↓↓↓

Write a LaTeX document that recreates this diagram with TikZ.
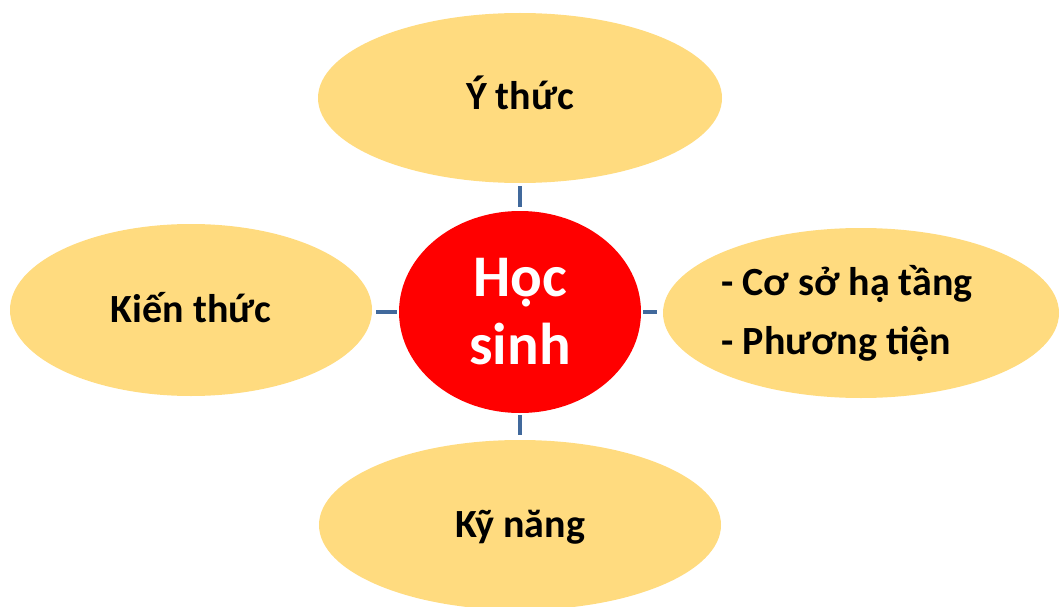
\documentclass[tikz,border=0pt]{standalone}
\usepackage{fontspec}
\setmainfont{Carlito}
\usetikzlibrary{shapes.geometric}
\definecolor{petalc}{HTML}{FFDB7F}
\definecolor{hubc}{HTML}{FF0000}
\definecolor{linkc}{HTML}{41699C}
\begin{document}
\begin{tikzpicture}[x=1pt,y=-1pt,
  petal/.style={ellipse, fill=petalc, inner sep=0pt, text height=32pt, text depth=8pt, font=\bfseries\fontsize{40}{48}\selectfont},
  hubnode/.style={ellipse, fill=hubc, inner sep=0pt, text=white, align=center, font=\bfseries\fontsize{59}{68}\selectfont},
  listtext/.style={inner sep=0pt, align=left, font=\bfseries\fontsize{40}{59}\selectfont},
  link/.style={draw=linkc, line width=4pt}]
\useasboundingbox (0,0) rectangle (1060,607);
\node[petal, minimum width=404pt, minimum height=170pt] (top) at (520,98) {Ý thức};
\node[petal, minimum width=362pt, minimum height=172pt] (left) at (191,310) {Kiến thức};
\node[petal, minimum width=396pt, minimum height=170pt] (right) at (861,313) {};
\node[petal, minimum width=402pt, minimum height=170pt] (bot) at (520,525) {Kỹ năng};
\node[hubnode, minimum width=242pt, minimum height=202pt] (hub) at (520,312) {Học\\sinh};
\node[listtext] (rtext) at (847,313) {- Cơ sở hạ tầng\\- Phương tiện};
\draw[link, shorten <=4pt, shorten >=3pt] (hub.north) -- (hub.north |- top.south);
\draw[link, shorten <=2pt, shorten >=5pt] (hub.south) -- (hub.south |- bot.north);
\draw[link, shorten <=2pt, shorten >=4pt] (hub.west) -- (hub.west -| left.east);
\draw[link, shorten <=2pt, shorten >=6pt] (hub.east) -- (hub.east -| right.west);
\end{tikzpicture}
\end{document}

↑↑↑

Exercise requirements - Each line of the data is to be duplicated exactly; pictures stay out of the copy.

Answer below -
Write a LaTeX document that recreates this diagram with TikZ.
\documentclass[tikz,border=0pt]{standalone}
\usepackage{fontspec}
\setmainfont{Carlito}
\usetikzlibrary{shapes.geometric}
\definecolor{petalc}{HTML}{FFDB7F}
\definecolor{hubc}{HTML}{FF0000}
\definecolor{linkc}{HTML}{41699C}
\begin{document}
\begin{tikzpicture}[x=1pt,y=-1pt,
  petal/.style={ellipse, fill=petalc, inner sep=0pt, text height=32pt, text depth=8pt, font=\bfseries\fontsize{40}{48}\selectfont},
  hubnode/.style={ellipse, fill=hubc, inner sep=0pt, text=white, align=center, font=\bfseries\fontsize{59}{68}\selectfont},
  listtext/.style={inner sep=0pt, align=left, font=\bfseries\fontsize{40}{59}\selectfont},
  link/.style={draw=linkc, line width=4pt}]
\useasboundingbox (0,0) rectangle (1060,607);
\node[petal, minimum width=404pt, minimum height=170pt] (top) at (520,98) {Ý thức};
\node[petal, minimum width=362pt, minimum height=172pt] (left) at (191,310) {Kiến thức};
\node[petal, minimum width=396pt, minimum height=170pt] (right) at (861,313) {};
\node[petal, minimum width=402pt, minimum height=170pt] (bot) at (520,525) {Kỹ năng};
\node[hubnode, minimum width=242pt, minimum height=202pt] (hub) at (520,312) {Học\\sinh};
\node[listtext] (rtext) at (847,313) {- Cơ sở hạ tầng\\- Phương tiện};
\draw[link, shorten <=4pt, shorten >=3pt] (hub.north) -- (hub.north |- top.south);
\draw[link, shorten <=2pt, shorten >=5pt] (hub.south) -- (hub.south |- bot.north);
\draw[link, shorten <=2pt, shorten >=4pt] (hub.west) -- (hub.west -| left.east);
\draw[link, shorten <=2pt, shorten >=6pt] (hub.east) -- (hub.east -| right.west);
\end{tikzpicture}
\end{document}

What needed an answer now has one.